(Your goal):
Take the lines from the one bearing "Generate a web" to the one bearing "Serif', 'Times New", inclusive, and reproduce them exactly; include no other line.

(Lines of data):
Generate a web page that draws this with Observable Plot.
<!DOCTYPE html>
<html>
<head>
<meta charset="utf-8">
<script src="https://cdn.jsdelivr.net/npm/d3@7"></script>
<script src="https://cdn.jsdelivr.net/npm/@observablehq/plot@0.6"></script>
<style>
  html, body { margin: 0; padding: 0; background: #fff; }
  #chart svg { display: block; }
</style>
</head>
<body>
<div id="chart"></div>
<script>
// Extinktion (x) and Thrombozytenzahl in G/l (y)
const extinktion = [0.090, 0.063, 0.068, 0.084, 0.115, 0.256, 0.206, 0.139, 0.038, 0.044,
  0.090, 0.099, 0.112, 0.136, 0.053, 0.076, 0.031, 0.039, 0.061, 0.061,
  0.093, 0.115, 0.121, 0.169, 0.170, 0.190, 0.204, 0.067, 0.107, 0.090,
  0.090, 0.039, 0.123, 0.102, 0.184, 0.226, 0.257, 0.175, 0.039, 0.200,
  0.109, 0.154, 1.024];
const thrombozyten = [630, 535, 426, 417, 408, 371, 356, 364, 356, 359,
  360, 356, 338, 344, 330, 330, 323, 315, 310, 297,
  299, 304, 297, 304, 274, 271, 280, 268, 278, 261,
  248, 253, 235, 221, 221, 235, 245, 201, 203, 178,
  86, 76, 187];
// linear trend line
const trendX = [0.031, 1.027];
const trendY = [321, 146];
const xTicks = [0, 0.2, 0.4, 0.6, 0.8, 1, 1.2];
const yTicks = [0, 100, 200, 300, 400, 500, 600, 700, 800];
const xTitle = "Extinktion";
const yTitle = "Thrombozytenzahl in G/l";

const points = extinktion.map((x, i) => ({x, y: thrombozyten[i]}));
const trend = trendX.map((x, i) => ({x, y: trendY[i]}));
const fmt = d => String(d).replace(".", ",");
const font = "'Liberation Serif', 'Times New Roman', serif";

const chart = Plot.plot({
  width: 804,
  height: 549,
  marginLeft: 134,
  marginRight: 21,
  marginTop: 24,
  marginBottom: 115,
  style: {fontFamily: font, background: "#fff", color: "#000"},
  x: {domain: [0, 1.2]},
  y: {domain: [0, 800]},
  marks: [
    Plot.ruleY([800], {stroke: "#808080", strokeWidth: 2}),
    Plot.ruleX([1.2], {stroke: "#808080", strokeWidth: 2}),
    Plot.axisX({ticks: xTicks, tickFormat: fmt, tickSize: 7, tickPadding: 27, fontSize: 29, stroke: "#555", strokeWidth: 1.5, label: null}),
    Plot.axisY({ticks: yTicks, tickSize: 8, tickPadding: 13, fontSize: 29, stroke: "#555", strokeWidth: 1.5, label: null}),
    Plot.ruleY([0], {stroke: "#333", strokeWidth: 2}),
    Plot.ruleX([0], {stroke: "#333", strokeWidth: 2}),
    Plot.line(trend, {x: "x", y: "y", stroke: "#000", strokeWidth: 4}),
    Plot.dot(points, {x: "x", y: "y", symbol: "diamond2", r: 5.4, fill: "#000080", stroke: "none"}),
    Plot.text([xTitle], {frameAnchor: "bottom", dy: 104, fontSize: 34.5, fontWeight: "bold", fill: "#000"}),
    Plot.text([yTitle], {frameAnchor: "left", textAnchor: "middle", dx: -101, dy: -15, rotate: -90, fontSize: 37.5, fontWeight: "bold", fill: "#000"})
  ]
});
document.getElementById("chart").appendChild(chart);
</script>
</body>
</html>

* * *

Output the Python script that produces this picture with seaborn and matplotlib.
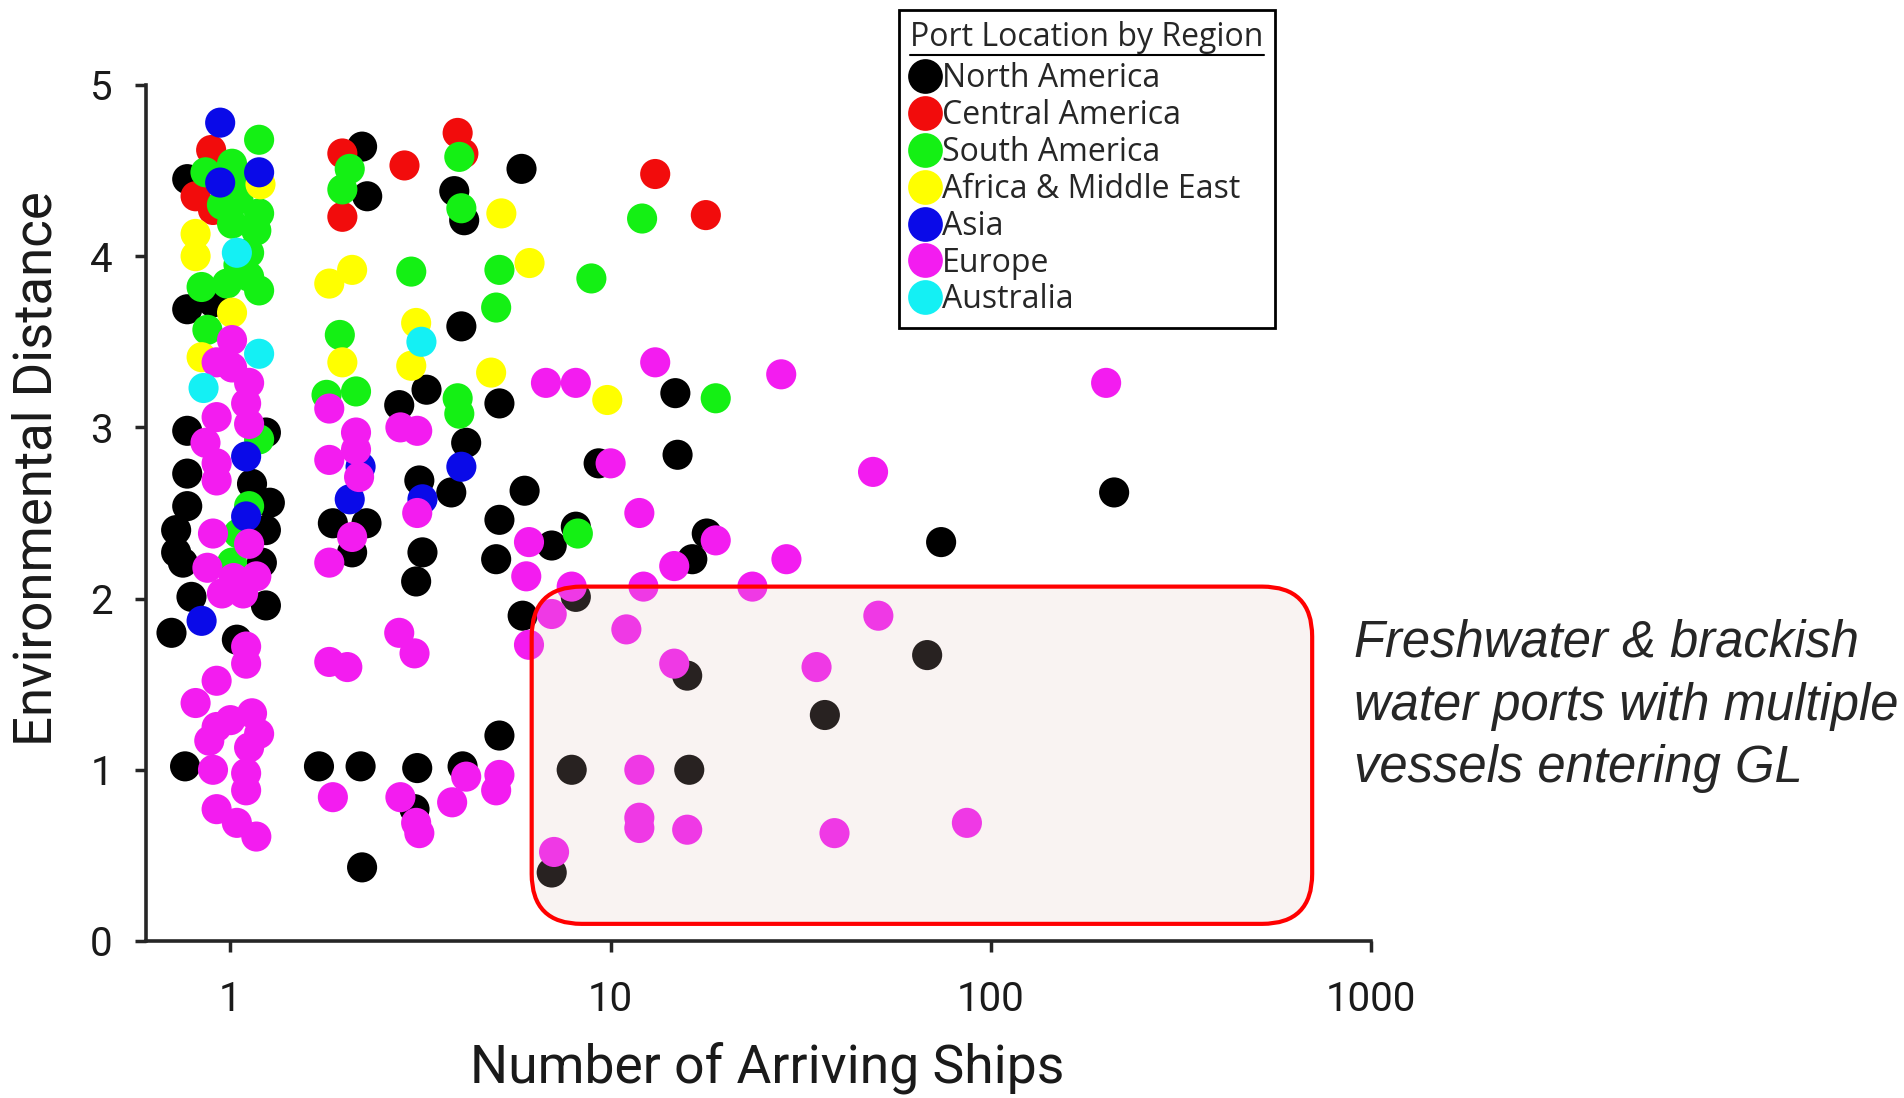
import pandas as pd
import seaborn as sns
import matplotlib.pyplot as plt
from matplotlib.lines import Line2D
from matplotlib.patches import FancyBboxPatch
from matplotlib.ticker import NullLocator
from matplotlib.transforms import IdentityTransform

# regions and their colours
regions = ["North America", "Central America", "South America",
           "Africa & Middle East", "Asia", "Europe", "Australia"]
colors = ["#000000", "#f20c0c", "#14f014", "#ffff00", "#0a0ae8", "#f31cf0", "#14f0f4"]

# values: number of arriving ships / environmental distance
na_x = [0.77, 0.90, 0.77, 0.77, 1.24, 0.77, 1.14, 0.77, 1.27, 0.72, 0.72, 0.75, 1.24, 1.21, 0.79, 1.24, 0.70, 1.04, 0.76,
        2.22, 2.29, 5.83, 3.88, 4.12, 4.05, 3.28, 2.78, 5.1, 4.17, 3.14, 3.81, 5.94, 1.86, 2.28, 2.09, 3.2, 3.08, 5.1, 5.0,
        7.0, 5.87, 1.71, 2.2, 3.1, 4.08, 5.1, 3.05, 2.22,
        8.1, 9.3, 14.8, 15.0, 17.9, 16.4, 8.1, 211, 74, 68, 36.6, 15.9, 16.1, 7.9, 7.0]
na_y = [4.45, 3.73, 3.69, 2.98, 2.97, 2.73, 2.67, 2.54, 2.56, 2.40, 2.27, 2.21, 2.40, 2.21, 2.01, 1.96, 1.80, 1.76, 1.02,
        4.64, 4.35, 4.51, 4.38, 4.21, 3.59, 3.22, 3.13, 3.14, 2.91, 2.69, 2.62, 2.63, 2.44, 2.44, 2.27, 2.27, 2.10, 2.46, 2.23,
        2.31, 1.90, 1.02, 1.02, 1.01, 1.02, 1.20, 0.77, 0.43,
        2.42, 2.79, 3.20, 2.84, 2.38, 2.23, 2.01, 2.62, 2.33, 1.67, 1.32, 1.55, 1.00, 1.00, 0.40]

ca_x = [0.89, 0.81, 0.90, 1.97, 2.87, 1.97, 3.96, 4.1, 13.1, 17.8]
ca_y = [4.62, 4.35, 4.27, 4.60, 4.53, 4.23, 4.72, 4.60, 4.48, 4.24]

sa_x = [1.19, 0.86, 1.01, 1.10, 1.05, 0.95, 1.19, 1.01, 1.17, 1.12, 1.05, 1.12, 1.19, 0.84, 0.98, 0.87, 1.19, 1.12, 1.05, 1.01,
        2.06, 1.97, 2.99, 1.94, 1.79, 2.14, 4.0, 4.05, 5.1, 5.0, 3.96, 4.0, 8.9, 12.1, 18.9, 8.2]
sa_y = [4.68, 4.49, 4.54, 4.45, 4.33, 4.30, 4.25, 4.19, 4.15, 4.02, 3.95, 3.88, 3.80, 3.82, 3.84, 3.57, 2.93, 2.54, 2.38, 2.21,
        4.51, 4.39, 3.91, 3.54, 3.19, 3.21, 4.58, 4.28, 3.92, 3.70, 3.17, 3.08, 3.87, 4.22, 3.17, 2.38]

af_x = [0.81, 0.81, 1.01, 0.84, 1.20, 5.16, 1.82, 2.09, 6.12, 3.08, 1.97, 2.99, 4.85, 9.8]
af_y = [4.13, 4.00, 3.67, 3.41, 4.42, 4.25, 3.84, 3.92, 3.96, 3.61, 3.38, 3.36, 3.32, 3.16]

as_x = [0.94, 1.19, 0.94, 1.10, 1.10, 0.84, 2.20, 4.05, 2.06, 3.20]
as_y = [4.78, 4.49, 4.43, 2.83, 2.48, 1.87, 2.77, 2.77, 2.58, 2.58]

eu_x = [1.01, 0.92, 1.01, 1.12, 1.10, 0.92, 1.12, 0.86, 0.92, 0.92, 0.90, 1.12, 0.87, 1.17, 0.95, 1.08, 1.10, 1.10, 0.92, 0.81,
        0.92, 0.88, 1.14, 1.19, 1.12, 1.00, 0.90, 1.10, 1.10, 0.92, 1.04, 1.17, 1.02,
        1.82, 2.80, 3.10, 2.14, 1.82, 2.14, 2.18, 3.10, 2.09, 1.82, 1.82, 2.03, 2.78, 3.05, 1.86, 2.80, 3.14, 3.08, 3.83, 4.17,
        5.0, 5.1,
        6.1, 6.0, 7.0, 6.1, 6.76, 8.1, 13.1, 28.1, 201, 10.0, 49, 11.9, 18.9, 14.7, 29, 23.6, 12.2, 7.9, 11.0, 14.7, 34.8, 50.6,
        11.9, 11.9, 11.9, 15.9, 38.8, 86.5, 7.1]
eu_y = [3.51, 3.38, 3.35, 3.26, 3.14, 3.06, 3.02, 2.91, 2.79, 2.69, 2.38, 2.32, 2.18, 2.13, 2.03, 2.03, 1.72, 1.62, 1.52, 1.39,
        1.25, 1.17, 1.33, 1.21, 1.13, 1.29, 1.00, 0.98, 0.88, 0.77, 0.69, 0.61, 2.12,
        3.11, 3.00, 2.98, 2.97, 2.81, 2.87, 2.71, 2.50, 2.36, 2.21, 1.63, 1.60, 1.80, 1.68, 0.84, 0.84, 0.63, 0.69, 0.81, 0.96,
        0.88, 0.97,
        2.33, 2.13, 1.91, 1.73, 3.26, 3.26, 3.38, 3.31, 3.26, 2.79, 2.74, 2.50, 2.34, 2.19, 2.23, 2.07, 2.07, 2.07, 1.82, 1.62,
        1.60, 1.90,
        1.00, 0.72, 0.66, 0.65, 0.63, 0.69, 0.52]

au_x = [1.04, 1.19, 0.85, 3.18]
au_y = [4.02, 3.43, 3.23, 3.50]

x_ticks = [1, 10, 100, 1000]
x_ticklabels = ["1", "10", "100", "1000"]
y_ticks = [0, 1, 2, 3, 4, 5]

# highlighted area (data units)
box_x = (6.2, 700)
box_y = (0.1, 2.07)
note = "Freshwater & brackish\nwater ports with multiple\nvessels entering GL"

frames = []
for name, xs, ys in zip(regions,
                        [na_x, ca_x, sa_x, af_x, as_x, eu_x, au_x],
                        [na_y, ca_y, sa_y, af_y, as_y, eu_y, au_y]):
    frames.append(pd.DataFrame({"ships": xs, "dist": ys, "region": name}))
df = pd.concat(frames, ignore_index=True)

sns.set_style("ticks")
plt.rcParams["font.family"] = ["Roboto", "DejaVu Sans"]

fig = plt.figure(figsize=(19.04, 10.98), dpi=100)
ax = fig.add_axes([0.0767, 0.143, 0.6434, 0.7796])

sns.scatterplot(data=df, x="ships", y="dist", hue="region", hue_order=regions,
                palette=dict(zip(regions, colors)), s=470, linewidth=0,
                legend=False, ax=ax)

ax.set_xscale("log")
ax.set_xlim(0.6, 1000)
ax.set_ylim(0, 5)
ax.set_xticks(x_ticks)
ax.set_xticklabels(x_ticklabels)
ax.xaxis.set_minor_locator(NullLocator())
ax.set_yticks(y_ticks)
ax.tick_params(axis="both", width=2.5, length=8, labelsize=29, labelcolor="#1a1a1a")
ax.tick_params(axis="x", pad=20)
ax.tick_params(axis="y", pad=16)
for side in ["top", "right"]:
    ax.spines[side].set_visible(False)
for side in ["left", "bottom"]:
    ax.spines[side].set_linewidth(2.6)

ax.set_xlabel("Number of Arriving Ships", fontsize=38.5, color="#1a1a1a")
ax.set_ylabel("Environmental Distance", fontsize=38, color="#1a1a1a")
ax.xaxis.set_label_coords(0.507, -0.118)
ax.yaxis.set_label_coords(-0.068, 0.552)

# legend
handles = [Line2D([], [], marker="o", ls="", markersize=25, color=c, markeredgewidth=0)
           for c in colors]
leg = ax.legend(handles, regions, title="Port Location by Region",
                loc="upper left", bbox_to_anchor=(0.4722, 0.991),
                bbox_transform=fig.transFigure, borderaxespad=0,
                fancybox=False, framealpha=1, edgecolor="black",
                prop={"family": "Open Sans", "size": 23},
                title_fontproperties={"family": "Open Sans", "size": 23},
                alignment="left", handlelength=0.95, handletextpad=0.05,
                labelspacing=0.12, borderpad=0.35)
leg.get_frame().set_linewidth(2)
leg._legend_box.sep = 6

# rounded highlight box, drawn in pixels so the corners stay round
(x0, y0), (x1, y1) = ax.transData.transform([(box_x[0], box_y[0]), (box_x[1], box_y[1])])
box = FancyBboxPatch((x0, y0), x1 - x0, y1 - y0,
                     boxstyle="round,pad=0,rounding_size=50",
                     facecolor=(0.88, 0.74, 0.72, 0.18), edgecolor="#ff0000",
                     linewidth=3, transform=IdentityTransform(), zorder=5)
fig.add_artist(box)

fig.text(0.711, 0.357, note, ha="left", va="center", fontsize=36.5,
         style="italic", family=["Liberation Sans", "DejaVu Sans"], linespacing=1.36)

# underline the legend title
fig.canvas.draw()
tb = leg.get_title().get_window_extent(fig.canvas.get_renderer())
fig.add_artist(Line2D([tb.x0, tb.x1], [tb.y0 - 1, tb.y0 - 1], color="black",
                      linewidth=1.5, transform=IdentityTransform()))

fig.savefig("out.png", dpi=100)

(Solution to this exercise):
Generate a web page that draws this with Observable Plot.
<!DOCTYPE html>
<html>
<head>
<meta charset="utf-8">
<script src="https://cdn.jsdelivr.net/npm/d3@7"></script>
<script src="https://cdn.jsdelivr.net/npm/@observablehq/plot@0.6"></script>
<style>
  html, body { margin: 0; padding: 0; background: #fff; }
  #chart svg { display: block; }
</style>
</head>
<body>
<div id="chart"></div>
<script>
// Extinktion (x) and Thrombozytenzahl in G/l (y)
const extinktion = [0.090, 0.063, 0.068, 0.084, 0.115, 0.256, 0.206, 0.139, 0.038, 0.044,
  0.090, 0.099, 0.112, 0.136, 0.053, 0.076, 0.031, 0.039, 0.061, 0.061,
  0.093, 0.115, 0.121, 0.169, 0.170, 0.190, 0.204, 0.067, 0.107, 0.090,
  0.090, 0.039, 0.123, 0.102, 0.184, 0.226, 0.257, 0.175, 0.039, 0.200,
  0.109, 0.154, 1.024];
const thrombozyten = [630, 535, 426, 417, 408, 371, 356, 364, 356, 359,
  360, 356, 338, 344, 330, 330, 323, 315, 310, 297,
  299, 304, 297, 304, 274, 271, 280, 268, 278, 261,
  248, 253, 235, 221, 221, 235, 245, 201, 203, 178,
  86, 76, 187];
// linear trend line
const trendX = [0.031, 1.027];
const trendY = [321, 146];
const xTicks = [0, 0.2, 0.4, 0.6, 0.8, 1, 1.2];
const yTicks = [0, 100, 200, 300, 400, 500, 600, 700, 800];
const xTitle = "Extinktion";
const yTitle = "Thrombozytenzahl in G/l";

const points = extinktion.map((x, i) => ({x, y: thrombozyten[i]}));
const trend = trendX.map((x, i) => ({x, y: trendY[i]}));
const fmt = d => String(d).replace(".", ",");
const font = "'Liberation Serif', 'Times New Roman', serif";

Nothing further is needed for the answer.